Bias towards cutting on features with large numbers of categories

mleeming · October 23, 2023, 6:07am

Hi,

I’ve noticed that xgboost does not seem to take into account the complexity of the cut when comparing a subset split criteria vs. a cut on a numerical feature.

For example, in the below, even though the target depends only on feature a, xgboost chooses to cut almost entirely on feature b.

import pandas as pd
import numpy as np
import xgboost as xgb

X = pd.DataFrame({'a': np.random.uniform(-1, 1, 10000), 'b': (list(range(5000)) * 2)}) 
y = X['a'] + np.random.normal(0, 5.0, 10000)

ft = ['q', 'c']
Xy = xgb.DMatrix(X, y, feature_types=ft, enable_categorical=True)

model = xgb.train({"tree_method": "hist", "max_cat_to_onehot": 5, 'base_score': 0.0, 'lambda': 5.0, 'max_cat_threshold': 5000}, Xy, num_boost_round=1)

model.trees_to_dataframe().head(20)

Is it possible to penalize complex cuts like these in order to reduce the likelihood of xgboost cutting on this feature?

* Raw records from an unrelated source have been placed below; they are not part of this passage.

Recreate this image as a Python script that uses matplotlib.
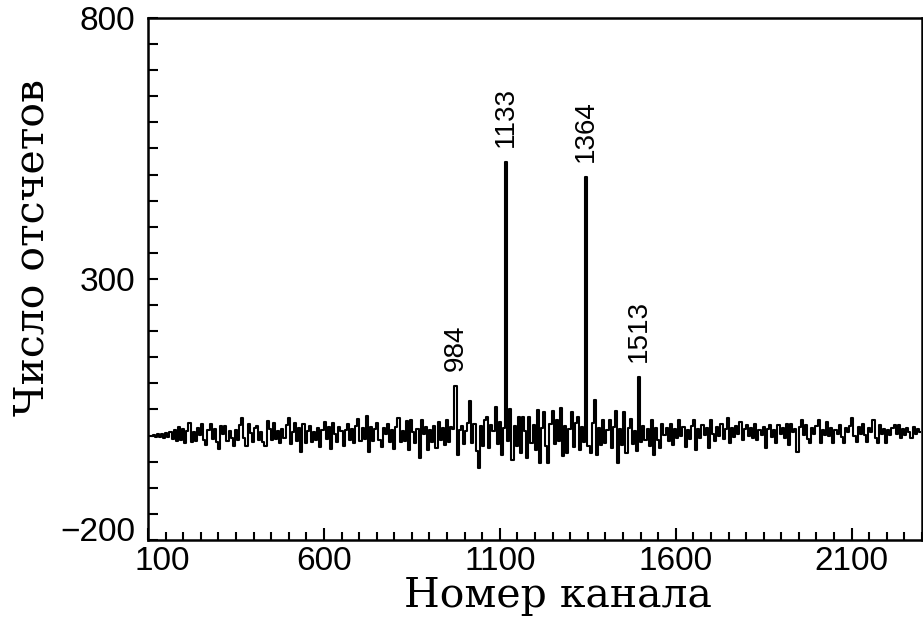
import numpy as np
import matplotlib
matplotlib.use("Agg")
import matplotlib.pyplot as plt
import matplotlib.transforms as mtransforms
from matplotlib.ticker import MultipleLocator, FixedLocator

# ---- data ----
channel_start = 110
channel_step = 6
counts = [
    # 110-224
    0, 2, -3, 4, -2, 3, -4, 5, -3, 6, -6, 10, -11, 17, -8, 12, -14, 9, 24, -12,
    # 230-344
    6, -10, 14, 2, 22, -8, -18, 10, 22, -6, 12, -12, -25, 18, 4, 19, -10, 8, -5, -19,
    # 350-464
    10, -8, 20, 34, -4, -19, 22, 5, -12, 14, 18, -8, 6, -12, -19, 28, 12, -9, 24, -6,
    # 470-584
    8, -14, 12, -4, 20, 34, -16, 6, 24, -10, 14, -32, 22, -14, 8, 18, -12, 6, -8, 14,
    # 590-704
    -22, 10, 27, -6, 16, -26, 25, 4, -12, 16, 8, -19, 10, 22, -8, 12, -14, 18, 31, -10,
    # 710-824
    14, -6, 37, -32, 16, -10, 12, 25, -8, -22, 14, 4, 22, -12, 10, -26, 16, 34, -12, 8,
    # 830-944
    -10, 28, -27, 30, 6, -14, 12, -43, 30, 4, 16, -27, 10, -12, 18, -24, 27, -8, 14, -18,
    # 950-1064
    30, -12, 16, 12, 95, -37, 10, 18, -16, 8, 24, 67, -14, 22, -30, -63, 18, -20, 30, 36,
    # 1070-1184
    -24, 20, 8, 54, -16, 26, -37, 14, 524, -10, 50, -46, 18, -20, 36, -34, 36, 8, -43, 36,
    # 1190-1304
    -14, 20, -28, 49, -53, 14, 46, -20, -53, 22, 48, -16, 30, -10, 52, -40, 18, -34, 12, 46,
    # 1310-1424
    -22, 24, 36, -28, 16, -12, 495, -20, -34, 24, 68, -37, 14, -18, 30, -14, 10, 30, -24, 16,
    # 1430-1544
    48, -53, 12, -18, 46, -34, 14, 31, -16, 8, -30, 112, -12, 18, -8, 12, -20, 30, -37, 14,
    # 1550-1664
    -8, -24, 23, 2, 14, -10, 23, -18, 12, -4, 30, 0, 16, -21, 10, -6, 18, 30, -28, 12,
    # 1670-1784
    -4, 20, 2, 14, -24, 30, 4, -10, 16, 0, 22, -6, 12, 33, -15, 14, -2, 18, 4, 27,
    # 1790-1904
    -8, 12, 20, 0, 14, -4, 23, -8, 10, 2, 16, -24, 12, 20, -2, 10, -15, 20, 4, 14,
    # 1910-2024
    -4, 23, -18, 22, 6, 12, -31, 16, 30, 2, 20, -6, -15, 14, 4, 18, 30, -15, 10, 2,
    # 2030-2144
    27, 0, 14, -15, 10, 4, 20, -2, -15, 14, 6, 18, 33, 0, -12, 16, 4, 23, 2, -12,
    # 2150-2264
    14, 6, 30, -4, -15, 20, 4, 12, -15, 10, 2, 14, 20, 4, 20, -5, 12, 2, 14, 6,
    # 2270-2294
    -5, 17, 4, 12, 6,
]
channels = channel_start + channel_step * np.arange(len(counts))

peak_labels = ["984", "1133", "1364", "1513"]
peak_channels = [974, 1118, 1346, 1496]

x_ticks = [100, 600, 1100, 1600, 2100]
y_ticks = [-200, 300, 800]
x_label = "Номер канала"
y_label = "Число отсчетов"

# ---- figure ----
fig = plt.figure(figsize=(9.23, 6.21), dpi=100)
ax = fig.add_axes([148 / 923, 1 - 540 / 621, (922 - 148) / 923, (540 - 18) / 621])

ax.plot(channels, counts, color="black", linewidth=1.5, drawstyle="steps-mid")

ax.set_xlim(100, 2300)
ax.set_ylim(-200, 800)

ax.xaxis.set_major_locator(FixedLocator(x_ticks))
ax.yaxis.set_major_locator(FixedLocator(y_ticks))
ax.xaxis.set_minor_locator(MultipleLocator(50))
ax.yaxis.set_minor_locator(MultipleLocator(50))

ax.tick_params(axis="both", which="both", direction="in", top=False, right=False,
               width=1.5, colors="black")
ax.tick_params(axis="x", which="major", length=9, pad=4)
ax.tick_params(axis="x", which="minor", length=5.5)
ax.tick_params(axis="y", which="major", length=7.5, pad=9)
ax.tick_params(axis="y", which="minor", length=7.5)

for lab in ax.get_xticklabels() + ax.get_yticklabels():
    lab.set_fontfamily("Liberation Sans")
    lab.set_fontsize(24)

# nudge the two corner labels apart as in the original
xl0 = ax.get_xticklabels()[0]
xl0.set_transform(xl0.get_transform() + mtransforms.ScaledTranslation(10 / 72, 0, fig.dpi_scale_trans))
yl0 = ax.get_yticklabels()[0]
yl0.set_transform(yl0.get_transform() + mtransforms.ScaledTranslation(0, 8 / 72, fig.dpi_scale_trans))

for sp in ax.spines.values():
    sp.set_linewidth(1.8)
    sp.set_color("black")

ax.set_xlabel(x_label, fontfamily="DejaVu Serif", fontsize=29.5, va="center")
ax.xaxis.set_label_coords(0.53, -0.107)
ax.set_ylabel(y_label, fontfamily="DejaVu Serif", fontsize=29.5, va="center")
ax.yaxis.set_label_coords(-0.1486, 0.561)

for lab, ch in zip(peak_labels, peak_channels):
    h = counts[list(channels).index(ch)]
    ax.annotate(lab, xy=(ch, h), xytext=(0, 11), textcoords="offset points",
                rotation=90, ha="center", va="bottom",
                fontfamily="Liberation Sans", fontsize=20)

fig.savefig("out.png", dpi=100)
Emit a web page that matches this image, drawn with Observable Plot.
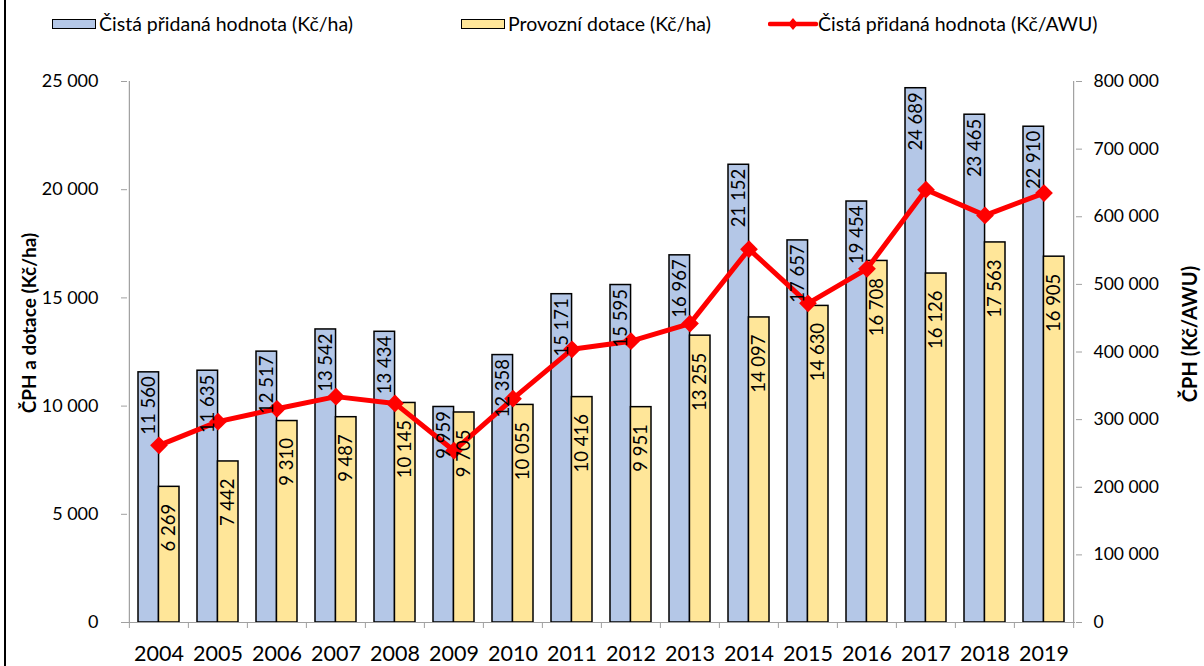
<!DOCTYPE html>
<html><head><meta charset="utf-8">
<script src="https://cdn.jsdelivr.net/npm/d3@7"></script>
<script src="https://cdn.jsdelivr.net/npm/@observablehq/plot@0.6"></script>
<style>
body{margin:0;background:#fff;font-family:Lato,"Open Sans",sans-serif;}
#wrap{position:relative;width:1204px;height:666px;overflow:hidden;background:#fff;}
#frame{position:absolute;left:4px;top:0;width:2px;height:666px;background:#000;}
#legend{position:absolute;top:0;left:0;width:1204px;height:50px;}
.item{position:absolute;top:12px;font-size:19.5px;line-height:24px;display:flex;align-items:center;color:#000;white-space:nowrap;}
.sw{width:42px;height:8px;border:1.5px solid #000;margin-right:3px;}
#chart{position:absolute;top:50px;left:0;}
</style></head>
<body>
<div id="wrap">
  <div id="legend">
    <div class="item" style="left:52px"><span class="sw" style="background:#b4c7e7"></span><span>Čistá přidaná hodnota (Kč/ha)</span></div>
    <div class="item" style="left:461px"><span class="sw" style="background:#ffe699"></span><span>Provozní dotace (Kč/ha)</span></div>
    <div class="item" style="left:768px"><svg width="50" height="16" style="margin-right:0px"><line x1="2" y1="8" x2="48" y2="8" stroke="#ff0000" stroke-width="4.5" stroke-linecap="round"/><path d="M25 2 L30 8 L25 14 L20 8 Z" fill="#ff0000"/></svg><span>Čistá přidaná hodnota (Kč/AWU)</span></div>
  </div>
  <div id="chart"></div>
  <div id="frame"></div>
</div>
<script>
const years = ["2004","2005","2006","2007","2008","2009","2010","2011","2012","2013","2014","2015","2016","2017","2018","2019"];
const cphHa = [11560,11635,12517,13542,13434,9959,12358,15171,15595,16967,21152,17657,19454,24689,23465,22910];
const dotaceHa = [6269,7442,9310,9487,10145,9705,10055,10416,9951,13255,14097,14630,16708,16126,17563,16905];
const cphAwu = [262000,297000,316000,334000,324000,254000,331000,404000,416000,442000,552000,472000,523000,640000,602000,635000];
const leftTicks = [0,5000,10000,15000,20000,25000];
const rightTicks = [0,100000,200000,300000,400000,500000,600000,700000,800000];
const labelLeft = "ČPH a dotace (Kč/ha)";
const labelRight = "ČPH (Kč/AWU)";

const fmt = v => d3.format(",")(v).replace(/,/g, " ");
const ratio = 25000 / 800000;
const data = years.map((y, i) => ({year: y, cph: cphHa[i], dot: dotaceHa[i], awu: cphAwu[i]}));

const W = 1204, H = 616;
const mL = 127, mR = W - 1075, mT = 31, mB = H - 572;
const pIn = 0.31, pOut = 0.155;
const stepReal = (W - mL - mR) / years.length;
const bw = stepReal * (1 - pIn);
const axisGray = "#a0a0a0";
const fs = 18.5;

const chart = Plot.plot({
  width: W, height: H,
  marginLeft: mL, marginRight: mR, marginTop: mT, marginBottom: mB,
  style: {fontFamily: "Lato, 'Open Sans', sans-serif", background: "white", color: "#000"},
  x: {type: "band", domain: years, paddingInner: pIn, paddingOuter: pOut, axis: null},
  y: {domain: [0, 25000], axis: null},
  marks: [
    Plot.barY(data, {x: "year", y: "cph", fill: "#b4c7e7", stroke: "#000", strokeWidth: 1.5, insetRight: bw / 2}),
    Plot.barY(data, {x: "year", y: "dot", fill: "#ffe699", stroke: "#000", strokeWidth: 1.5, insetLeft: bw / 2}),
    Plot.ruleY([0], {stroke: axisGray, strokeWidth: 1.2}),
    Plot.ruleX([years[0]], {y1: 0, y2: 25000, dx: -stepReal / 2, stroke: axisGray, strokeWidth: 1.2}),
    Plot.ruleX([years[years.length - 1]], {y1: 0, y2: 25000, dx: stepReal / 2, stroke: axisGray, strokeWidth: 1.2}),
    Plot.axisX(years, {anchor: "bottom", tickSize: 6, text: null, dx: -stepReal / 2, stroke: axisGray, label: null}),
    Plot.axisX([years[years.length - 1]], {anchor: "bottom", tickSize: 6, text: null, dx: stepReal / 2, stroke: axisGray, label: null}),
    Plot.axisX(years, {anchor: "bottom", tickSize: 0, tickPadding: 23, fontSize: 21.5, label: null}),
    Plot.axisY(leftTicks, {anchor: "left", tickSize: 6, tickPadding: 23, tickFormat: fmt, stroke: axisGray, fontSize: 18, label: null}),
    Plot.axisY(rightTicks.map(v => v * ratio), {anchor: "right", tickSize: 6, tickPadding: 12, tickFormat: v => fmt(Math.round(v / ratio)), stroke: axisGray, fontSize: 17.5, label: null}),
    Plot.line(data, {x: "year", y: d => d.awu * ratio, stroke: "#ff0000", strokeWidth: 5}),
    Plot.dot(data, {x: "year", y: d => d.awu * ratio, symbol: "diamond2", r: 8, fill: "#ff0000", stroke: null}),
    Plot.text(data, {x: "year", y: "cph", text: d => fmt(d.cph), rotate: -90, textAnchor: "end", dx: -bw / 4, dy: 4, fontSize: fs, fill: "#000"}),
    Plot.text(data, {x: "year", y: "dot", text: d => fmt(d.dot), rotate: -90, textAnchor: "end", dx: bw / 4, dy: 17, fontSize: fs, fill: "#000"}),
    Plot.text([labelLeft], {frameAnchor: "left", textAnchor: "middle", dx: -98, dy: -29, rotate: -90, fontWeight: "bold", fontSize: 19, fill: "#000"}),
    Plot.text([labelRight], {frameAnchor: "right", textAnchor: "middle", dx: 115, dy: -18, rotate: -90, fontWeight: "bold", fontSize: 20, fill: "#000"})
  ]
});
document.getElementById("chart").appendChild(chart);
</script>
</body></html>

jiamingy · October 23, 2023, 4:00pm

Yeah, decision tree can make these kinds of mistakes. One way to mitigate the issue is use column sampling with feature weight.

mleeming · October 23, 2023, 10:07pm

It does seem like xgboost should make some sort of numerical adjustment to the maximum gain for these subset splits to compensate for the much larger number of hypotheses being tested: in this case, 2^5000 options at each split.